Current location:
Collection Storage Facility
Provenance:
The Museum acquired this artifact in 1975. Its manufacturer, place of making, and history of use are unknown. Artifacts like this are examples of “type collecting,” where museums acquire representative examples of a particular type of object or technology. This is in contrast to “provenance collecting,” which focuses on an artifact’s previous ownership and/or use.
Technical history:
James Watt, better known for his revolutionary steam engines, patented the letter copying press in 1780. The press features a fixed frame and a movable horizontal plate (the platen) raised and lowered by a large screw.
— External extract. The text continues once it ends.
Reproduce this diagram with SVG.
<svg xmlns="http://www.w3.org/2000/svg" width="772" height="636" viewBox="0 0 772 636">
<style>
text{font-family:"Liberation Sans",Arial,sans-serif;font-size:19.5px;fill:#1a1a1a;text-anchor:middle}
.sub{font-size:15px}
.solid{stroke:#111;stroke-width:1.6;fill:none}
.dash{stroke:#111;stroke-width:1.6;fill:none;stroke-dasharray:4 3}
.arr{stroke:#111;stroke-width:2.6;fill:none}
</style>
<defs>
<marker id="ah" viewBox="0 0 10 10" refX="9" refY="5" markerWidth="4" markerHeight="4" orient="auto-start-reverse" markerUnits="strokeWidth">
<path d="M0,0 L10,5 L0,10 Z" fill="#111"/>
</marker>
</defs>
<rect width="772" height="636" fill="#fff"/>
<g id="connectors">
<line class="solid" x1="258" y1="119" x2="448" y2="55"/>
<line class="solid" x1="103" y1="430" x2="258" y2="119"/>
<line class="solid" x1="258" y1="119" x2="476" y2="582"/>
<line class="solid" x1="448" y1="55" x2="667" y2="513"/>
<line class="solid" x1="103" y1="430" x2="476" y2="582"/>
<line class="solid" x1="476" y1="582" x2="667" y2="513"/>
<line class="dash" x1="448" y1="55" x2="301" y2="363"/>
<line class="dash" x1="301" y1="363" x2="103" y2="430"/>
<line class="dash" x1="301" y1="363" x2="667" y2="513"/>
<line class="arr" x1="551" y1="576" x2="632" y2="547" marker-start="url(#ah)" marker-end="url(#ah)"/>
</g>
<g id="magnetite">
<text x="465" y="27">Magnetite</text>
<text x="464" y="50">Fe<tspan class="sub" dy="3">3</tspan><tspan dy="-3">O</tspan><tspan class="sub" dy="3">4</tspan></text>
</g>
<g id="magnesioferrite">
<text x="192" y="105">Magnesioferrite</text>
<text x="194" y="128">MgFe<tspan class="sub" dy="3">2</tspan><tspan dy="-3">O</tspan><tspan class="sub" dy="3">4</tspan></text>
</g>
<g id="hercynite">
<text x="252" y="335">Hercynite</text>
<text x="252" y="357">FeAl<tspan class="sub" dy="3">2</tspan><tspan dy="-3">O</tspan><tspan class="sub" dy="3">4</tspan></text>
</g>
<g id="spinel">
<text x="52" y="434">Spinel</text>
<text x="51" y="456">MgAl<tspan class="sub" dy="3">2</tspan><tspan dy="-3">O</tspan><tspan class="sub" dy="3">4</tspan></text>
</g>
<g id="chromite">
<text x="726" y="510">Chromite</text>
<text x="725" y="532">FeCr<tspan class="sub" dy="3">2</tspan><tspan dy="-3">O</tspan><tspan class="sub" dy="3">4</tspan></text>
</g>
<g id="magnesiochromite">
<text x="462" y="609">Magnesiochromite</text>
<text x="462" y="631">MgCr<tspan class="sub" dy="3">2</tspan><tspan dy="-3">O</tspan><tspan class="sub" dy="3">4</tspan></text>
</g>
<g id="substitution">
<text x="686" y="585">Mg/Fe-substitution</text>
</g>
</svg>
To copy a handmade letter or drawing, an office clerk laid a sheet of dampened tissue paper over the original and placed them together in the press. Under pressure from the lowered platen, ink would transfer from the original to the tissue, creating a reverse copy that could be read through the thin paper. By placing waterproof oiled paper between multiple layers of tissue and originals, copies of several documents could be made at the same time.
History:
As industry and commerce boomed in the nineteenth century, trade developed at a rapid pace, and business documents had to be reproduced equally fast. The copying press facilitated this process by eliminating the need for copy clerks to produce handwritten or hand-drawn copies. Copying presses were fixtures in offices until at least 1900, although in the second half of the nineteenth century, they were gradually replaced by two newer inventions: the typewriter and carbon paper.